At the lunch, Gen. Butler made a powerful speech challenging the conventional wisdom of nuclear deterrence, which was upheld by a Presidential Directive Decision leaked last fall. The general, a slight man with rosy cheeks and bleak blue eyes, writes his own prose with a biblical beat and thunder. Example: "We should stand trembling in the face of our folly and united in our commitment to abolish its most deadly manifestation."

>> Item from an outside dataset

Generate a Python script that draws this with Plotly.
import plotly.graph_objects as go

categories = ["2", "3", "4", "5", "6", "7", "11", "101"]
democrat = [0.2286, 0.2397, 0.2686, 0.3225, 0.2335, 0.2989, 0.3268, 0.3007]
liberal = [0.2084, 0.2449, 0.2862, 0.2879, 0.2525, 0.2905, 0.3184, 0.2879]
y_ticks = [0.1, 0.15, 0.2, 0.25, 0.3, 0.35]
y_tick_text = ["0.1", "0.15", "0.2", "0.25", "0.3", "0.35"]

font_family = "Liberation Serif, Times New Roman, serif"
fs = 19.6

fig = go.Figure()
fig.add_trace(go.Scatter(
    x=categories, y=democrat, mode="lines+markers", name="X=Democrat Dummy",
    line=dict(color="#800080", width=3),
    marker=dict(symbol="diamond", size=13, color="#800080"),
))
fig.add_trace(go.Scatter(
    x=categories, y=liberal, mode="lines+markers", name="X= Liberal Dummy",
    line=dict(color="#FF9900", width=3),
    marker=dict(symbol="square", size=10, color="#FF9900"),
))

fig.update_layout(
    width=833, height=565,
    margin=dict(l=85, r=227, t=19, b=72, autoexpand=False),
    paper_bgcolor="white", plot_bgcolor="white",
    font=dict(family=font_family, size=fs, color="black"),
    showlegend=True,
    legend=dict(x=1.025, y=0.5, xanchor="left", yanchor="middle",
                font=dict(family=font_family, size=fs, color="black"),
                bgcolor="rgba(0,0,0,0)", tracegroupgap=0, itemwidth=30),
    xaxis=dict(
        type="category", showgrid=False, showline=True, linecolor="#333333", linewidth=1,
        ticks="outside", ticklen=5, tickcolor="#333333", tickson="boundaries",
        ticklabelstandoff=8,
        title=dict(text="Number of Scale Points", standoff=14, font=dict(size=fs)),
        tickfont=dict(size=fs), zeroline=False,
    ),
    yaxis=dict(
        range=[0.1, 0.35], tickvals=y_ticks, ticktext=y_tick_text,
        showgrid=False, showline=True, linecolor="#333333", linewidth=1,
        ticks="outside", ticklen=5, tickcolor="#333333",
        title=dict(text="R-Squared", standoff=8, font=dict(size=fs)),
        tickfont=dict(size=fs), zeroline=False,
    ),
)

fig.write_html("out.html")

The question period that followed Butler's speech illustrated the difficulty of mounting an attack on nuclear orthodoxy. It is the inside-outside dilemma so bitterly familiar from the Vietnam War. Dissenters in high places cannot speak out without giving up office. But when they do quit and begin to inveigh against the ills they helped to perpetrate, their motives are challenged.
One questioner asked the general: "Shouldn't you have spoken up earlier? Don't you feel guilty?"
"This is not about guilt," the general replied. "It's about the future."
He told of having consulted Robert McNamara, secretary of defense during Vietnam. McNamara, another belated truth teller, waited 24 years to confess that the war he managed had been unwinnable all along. McNamara told him, "We were who we were and where we were."
Blair could have told his American host that a majestic issue could be a plank for him to walk over the muck that is rising in the Oval Office. It could cause generations to call him blessed, which they don't seem likely to do, the way things are going.